É na relação com as ovelhas que o bom pastor exercita sua capacidade de percepção do estado de cada uma (a doente, a desgarrada, a magra, a gorda, a quebrada); que percebe o estado moral, físico, psicológico de cada uma – cf. Ez 34,4-6). Na educação isso quer dizer não tratar o educando como um simples número, mas interessar-se por sua realidade existencial com suas necessidades concretas.
- A experiência da transcendência
O Bom Pastor tem senso de transcendência: “tenho também outras ovelhas que não são deste curral. Também a elas eu devo conduzir” (Jo 10,16).

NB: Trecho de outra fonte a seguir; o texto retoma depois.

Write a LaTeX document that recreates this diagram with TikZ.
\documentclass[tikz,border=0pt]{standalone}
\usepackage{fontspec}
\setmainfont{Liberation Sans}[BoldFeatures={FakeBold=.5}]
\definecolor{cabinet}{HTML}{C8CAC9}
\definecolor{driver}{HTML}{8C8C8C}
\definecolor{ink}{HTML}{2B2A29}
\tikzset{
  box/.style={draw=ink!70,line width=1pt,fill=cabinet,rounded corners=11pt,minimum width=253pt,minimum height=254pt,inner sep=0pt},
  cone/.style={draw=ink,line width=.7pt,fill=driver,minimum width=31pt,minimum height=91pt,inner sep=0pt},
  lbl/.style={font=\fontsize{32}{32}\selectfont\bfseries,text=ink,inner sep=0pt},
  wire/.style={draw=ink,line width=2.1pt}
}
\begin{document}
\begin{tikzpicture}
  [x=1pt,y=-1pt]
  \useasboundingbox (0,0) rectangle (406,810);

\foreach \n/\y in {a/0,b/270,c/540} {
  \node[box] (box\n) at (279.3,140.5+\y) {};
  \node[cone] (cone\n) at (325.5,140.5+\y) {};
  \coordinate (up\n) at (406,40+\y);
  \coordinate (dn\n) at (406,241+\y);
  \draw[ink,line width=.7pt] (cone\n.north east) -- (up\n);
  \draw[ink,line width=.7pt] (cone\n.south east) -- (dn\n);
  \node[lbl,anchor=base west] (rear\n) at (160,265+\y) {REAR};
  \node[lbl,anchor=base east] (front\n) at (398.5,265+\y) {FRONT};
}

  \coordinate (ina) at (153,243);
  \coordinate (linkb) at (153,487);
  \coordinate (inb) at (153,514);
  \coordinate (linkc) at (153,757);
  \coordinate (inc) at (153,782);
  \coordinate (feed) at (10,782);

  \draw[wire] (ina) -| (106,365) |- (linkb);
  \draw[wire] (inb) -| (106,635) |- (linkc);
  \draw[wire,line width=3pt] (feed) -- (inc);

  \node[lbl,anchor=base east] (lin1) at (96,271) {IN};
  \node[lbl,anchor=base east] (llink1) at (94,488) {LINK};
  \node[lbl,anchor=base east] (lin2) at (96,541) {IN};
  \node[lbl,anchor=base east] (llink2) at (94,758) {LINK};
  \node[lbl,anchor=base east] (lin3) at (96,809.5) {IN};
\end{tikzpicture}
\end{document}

Somos bons pastores quando assumimos atitudes transcendentes, não se limitando a determinados espaços ou categoria de pessoas.

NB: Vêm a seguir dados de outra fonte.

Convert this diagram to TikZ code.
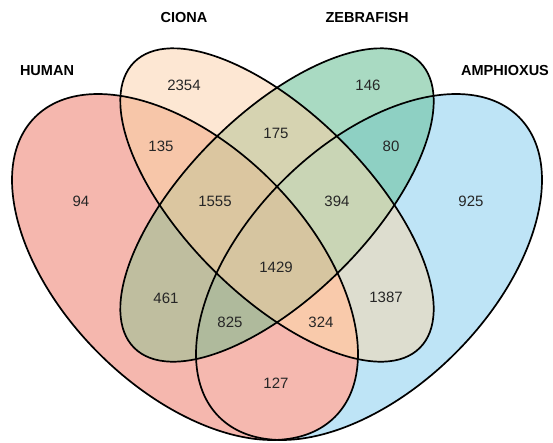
\documentclass[tikz,border=0pt]{standalone}
\usepackage{fontspec}
\setmainfont{Liberation Sans}
\definecolor{cH}{HTML}{F5B7AE}
\definecolor{cC}{HTML}{FDE7D3}
\definecolor{cZ}{HTML}{A9DAC2}
\definecolor{cA}{HTML}{BEE4F6}
\definecolor{cHC}{HTML}{F7C6A9}
\definecolor{cHZ}{HTML}{BFBE9F}
\definecolor{cHA}{HTML}{F5B8AF}
\definecolor{cCZ}{HTML}{D6D3B1}
\definecolor{cCA}{HTML}{DDDDCF}
\definecolor{cZA}{HTML}{8ED0C3}
\definecolor{cHCZ}{HTML}{DBC6A0}
\definecolor{cHCA}{HTML}{F9CAAB}
\definecolor{cHZA}{HTML}{AFBA9C}
\definecolor{cCZA}{HTML}{C9D5B5}
\definecolor{cHCZA}{HTML}{D6C5A0}
\newcommand\EllH[1]{\path[#1,rotate around={-45:(185,267)}] (185,267) ellipse [x radius=212pt,y radius=122pt];}
\newcommand\EllC[1]{\path[#1,rotate around={-45:(277,205)}] (277,205) ellipse [x radius=202pt,y radius=91pt];}
\newcommand\EllZ[1]{\path[#1,rotate around={45:(277,205)}] (277,205) ellipse [x radius=202pt,y radius=91pt];}
\newcommand\EllA[1]{\path[#1,rotate around={45:(369,267)}] (369,267) ellipse [x radius=212pt,y radius=122pt];}
\begin{document}
\begin{tikzpicture}[x=1pt,y=-1pt,
  setlabel/.style={font=\bfseries\fontsize{14.5}{16}\selectfont},
  num/.style={font=\fontsize{15}{17}\selectfont, text=black!85},
  outline/.style={draw=black, line width=1.7pt}]
\fill[white] (0,0) rectangle (553,442);
\useasboundingbox (0,0) rectangle (553,442);
% single sets
\EllH{fill=cH}
\EllC{fill=cC}
\EllZ{fill=cZ}
\EllA{fill=cA}
% pairs
\begin{scope}\EllH{clip}\EllC{fill=cHC}\end{scope}
\begin{scope}\EllH{clip}\EllZ{fill=cHZ}\end{scope}
\begin{scope}\EllH{clip}\EllA{fill=cHA}\end{scope}
\begin{scope}\EllC{clip}\EllZ{fill=cCZ}\end{scope}
\begin{scope}\EllC{clip}\EllA{fill=cCA}\end{scope}
\begin{scope}\EllZ{clip}\EllA{fill=cZA}\end{scope}
% triples
\begin{scope}\EllH{clip}\EllC{clip}\EllZ{fill=cHCZ}\end{scope}
\begin{scope}\EllH{clip}\EllC{clip}\EllA{fill=cHCA}\end{scope}
\begin{scope}\EllH{clip}\EllZ{clip}\EllA{fill=cHZA}\end{scope}
\begin{scope}\EllC{clip}\EllZ{clip}\EllA{fill=cCZA}\end{scope}
% all four
\begin{scope}\EllH{clip}\EllC{clip}\EllZ{clip}\EllA{fill=cHCZA}\end{scope}
% outlines
\EllH{outline}
\EllC{outline}
\EllZ{outline}
\EllA{outline}
% set labels
\node[setlabel] (lH) at (47,71) {HUMAN};
\node[setlabel] (lC) at (184,18) {CIONA};
\node[setlabel] (lZ) at (367,18) {ZEBRAFISH};
\node[setlabel] (lA) at (505,71) {AMPHIOXUS};
% counts
\node[num] (n94) at (81,201) {94};
\node[num] (n2354) at (184,85) {2354};
\node[num] (n146) at (368,85) {146};
\node[num] (n925) at (471,201) {925};
\node[num] (n135) at (161,146) {135};
\node[num] (n175) at (276,133) {175};
\node[num] (n80) at (391,146) {80};
\node[num] (n1555) at (215,201) {1555};
\node[num] (n394) at (337,201) {394};
\node[num] (n1429) at (276,267) {1429};
\node[num] (n461) at (166,298) {461};
\node[num] (n1387) at (386,297) {1387};
\node[num] (n825) at (230,322) {825};
\node[num] (n324) at (321,322) {324};
\node[num] (n127) at (276,383) {127};
\end{tikzpicture}
\end{document}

A experiência da transcendência é típica de pessoas maduras, generosas, apaixonadas, abertas, otimistas, criativas, inquietas, sensíveis, esperançosas… Educar é estimular o educando a “olhar” para o além: além da infantilidade, além da família, da escola, da própria cultura, dos próprios sentimentos, dos próprios gostos, das próprias ideias, além do presente!
As palavras “desenvolvimento”, “crescimento”, “mudança”, “transformação”, “processo” … tão usadas no contexto educativo, nos chamam atenção para esse dinamismo! Só o educador que faz essa experiência pode educar verdadeiramente. Ele é o primeiro a ser chamado a ir além: além da mesmice, dos esquemas obsoletos, de métodos ultrapassados, do isolamento mesquinho, das desculpas, do mau humor, do cansaço, da desconfiança dos outros, dos conteúdos tradicionais, da ingratidão dos alunos, das circunstâncias desfavoráveis, das estruturas, das condições oferecidas…
A experiência da transcendência nos fala de futuro! Por isso o educador bom pastor é um semeador de Esperança!
PARA A REFLEXÃO PESSOAL:
- Por que podemos falar do educador como Bom Pastor”?
- Quais atitudes do Bom Pastor e dos maus pastores mais lhe chamam à atenção?
- Quais podem ser as consequências das más atitudes de um educador na vida de um estudante?